____ Recorded data

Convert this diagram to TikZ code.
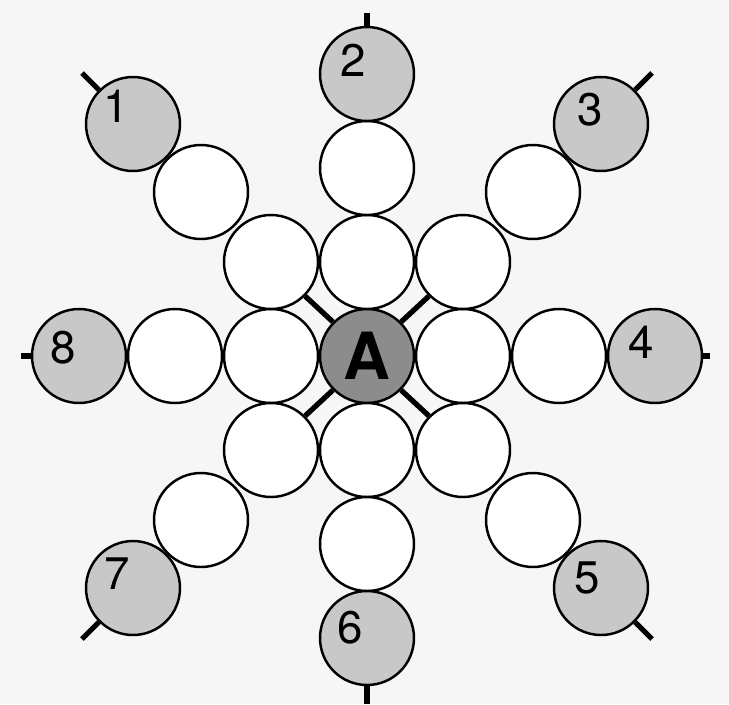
\documentclass[tikz,border=0pt]{standalone}
\usepackage{fontspec}
\setsansfont{TeX Gyre Heros}
\usepackage{tikz}
\usepackage{xcolor}
\definecolor{numgray}{RGB}{200,200,200}
\definecolor{hubgray}{RGB}{140,140,140}
\definecolor{paper}{RGB}{246,246,246}
\tikzstyle{ball} = [circle, minimum size=1.88cm, inner sep=0pt, draw=black, line width=1.4pt, fill=white]
\tikzstyle{numball} = [ball, fill=numgray]
\tikzstyle{hub} = [ball, fill=hubgray, font=\sffamily\bfseries\fontsize{37}{37}\selectfont]
\tikzstyle{num} = [inner sep=0pt, font=\sffamily\fontsize{26}{26}\selectfont]
\tikzstyle{spoke} = [line width=3pt]

\begin{document}
\begin{tikzpicture}[x=0.02cm, y=-0.02cm]
			\useasboundingbox [fill=paper] (0,0) rectangle (729,704);
			
			\node(A) at (367,356) [hub] {A};
			% straight arms
			\node(u1) at (367,262) [ball] {};
			\node(u2) at (367,168) [ball] {};
			\node(n2) at (367,74) [numball] {};
			\node(d1) at (367,450) [ball] {};
			\node(d2) at (367,544) [ball] {};
			\node(n6) at (367,638) [numball] {};
			\node(w1) at (271,356) [ball] {};
			\node(w2) at (175,356) [ball] {};
			\node(n8) at (79,356) [numball] {};
			\node(e1) at (463,356) [ball] {};
			\node(e2) at (559,356) [ball] {};
			\node(n4) at (655,356) [numball] {};
			% diagonal arms
			\node(uw1) at (271,262) [ball] {};
			\node(uw2) at (201,192) [ball] {};
			\node(n1) at (133,124) [numball] {};
			\node(ue1) at (463,262) [ball] {};
			\node(ue2) at (533,192) [ball] {};
			\node(n3) at (601,124) [numball] {};
			\node(de1) at (463,450) [ball] {};
			\node(de2) at (533,520) [ball] {};
			\node(n5) at (601,588) [numball] {};
			\node(dw1) at (271,450) [ball] {};
			\node(dw2) at (201,520) [ball] {};
			\node(n7) at (133,588) [numball] {};
			% numbers
			\node(l1) at (116,106) [num] {1};
			\node(l2) at (353,60) [num] {2};
			\node(l3) at (590,110) [num] {3};
			\node(l4) at (641,342) [num] {4};
			\node(l5) at (587,578) [num] {5};
			\node(l6) at (350,628) [num] {6};
			\node(l7) at (117,574) [num] {7};
			\node(l8) at (63,348) [num] {8};
			% ends
			\coordinate(t1) at (82,73);
			\coordinate(t2) at (367,13);
			\coordinate(t3) at (652,73);
			\coordinate(t4) at (710,356);
			\coordinate(t5) at (652,639);
			\coordinate(t6) at (367,704);
			\coordinate(t7) at (82,639);
			\coordinate(t8) at (21,356);
			\draw [spoke] (A.north west) -- (uw1.south east);
			\draw [spoke] (A.north east) -- (ue1.south west);
			\draw [spoke] (A.south east) -- (de1.north west);
			\draw [spoke] (A.south west) -- (dw1.north east);
			\draw [spoke] (n1.north west) -- (t1);
			\draw [spoke] (n2.north) -- (t2);
			\draw [spoke] (n3.north east) -- (t3);
			\draw [spoke] (n4.east) -- (t4);
			\draw [spoke] (n5.south east) -- (t5);
			\draw [spoke] (n6.south) -- (t6);
			\draw [spoke] (n7.south west) -- (t7);
			\draw [spoke] (n8.west) -- (t8);
		\end{tikzpicture}
\end{document}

________

Exercise objective
Retype the listing exactly. Pictures do not belong in the copy.

Exercise output
Convert this diagram to TikZ code.
\documentclass[tikz,border=0pt]{standalone}
\usepackage{fontspec}
\setsansfont{TeX Gyre Heros}
\usepackage{tikz}
\usepackage{xcolor}
\definecolor{numgray}{RGB}{200,200,200}
\definecolor{hubgray}{RGB}{140,140,140}
\definecolor{paper}{RGB}{246,246,246}
\tikzstyle{ball} = [circle, minimum size=1.88cm, inner sep=0pt, draw=black, line width=1.4pt, fill=white]
\tikzstyle{numball} = [ball, fill=numgray]
\tikzstyle{hub} = [ball, fill=hubgray, font=\sffamily\bfseries\fontsize{37}{37}\selectfont]
\tikzstyle{num} = [inner sep=0pt, font=\sffamily\fontsize{26}{26}\selectfont]
\tikzstyle{spoke} = [line width=3pt]

\begin{document}
\begin{tikzpicture}[x=0.02cm, y=-0.02cm]
			\useasboundingbox [fill=paper] (0,0) rectangle (729,704);
			
			\node(A) at (367,356) [hub] {A};
			% straight arms
			\node(u1) at (367,262) [ball] {};
			\node(u2) at (367,168) [ball] {};
			\node(n2) at (367,74) [numball] {};
			\node(d1) at (367,450) [ball] {};
			\node(d2) at (367,544) [ball] {};
			\node(n6) at (367,638) [numball] {};
			\node(w1) at (271,356) [ball] {};
			\node(w2) at (175,356) [ball] {};
			\node(n8) at (79,356) [numball] {};
			\node(e1) at (463,356) [ball] {};
			\node(e2) at (559,356) [ball] {};
			\node(n4) at (655,356) [numball] {};
			% diagonal arms
			\node(uw1) at (271,262) [ball] {};
			\node(uw2) at (201,192) [ball] {};
			\node(n1) at (133,124) [numball] {};
			\node(ue1) at (463,262) [ball] {};
			\node(ue2) at (533,192) [ball] {};
			\node(n3) at (601,124) [numball] {};
			\node(de1) at (463,450) [ball] {};
			\node(de2) at (533,520) [ball] {};
			\node(n5) at (601,588) [numball] {};
			\node(dw1) at (271,450) [ball] {};
			\node(dw2) at (201,520) [ball] {};
			\node(n7) at (133,588) [numball] {};
			% numbers
			\node(l1) at (116,106) [num] {1};
			\node(l2) at (353,60) [num] {2};
			\node(l3) at (590,110) [num] {3};
			\node(l4) at (641,342) [num] {4};
			\node(l5) at (587,578) [num] {5};
			\node(l6) at (350,628) [num] {6};
			\node(l7) at (117,574) [num] {7};
			\node(l8) at (63,348) [num] {8};
			% ends
			\coordinate(t1) at (82,73);
			\coordinate(t2) at (367,13);
			\coordinate(t3) at (652,73);
			\coordinate(t4) at (710,356);
			\coordinate(t5) at (652,639);
			\coordinate(t6) at (367,704);
			\coordinate(t7) at (82,639);
			\coordinate(t8) at (21,356);
			\draw [spoke] (A.north west) -- (uw1.south east);
			\draw [spoke] (A.north east) -- (ue1.south west);
			\draw [spoke] (A.south east) -- (de1.north west);
			\draw [spoke] (A.south west) -- (dw1.north east);
			\draw [spoke] (n1.north west) -- (t1);
			\draw [spoke] (n2.north) -- (t2);
			\draw [spoke] (n3.north east) -- (t3);
			\draw [spoke] (n4.east) -- (t4);
			\draw [spoke] (n5.south east) -- (t5);
			\draw [spoke] (n6.south) -- (t6);
			\draw [spoke] (n7.south west) -- (t7);
			\draw [spoke] (n8.west) -- (t8);
		\end{tikzpicture}
\end{document}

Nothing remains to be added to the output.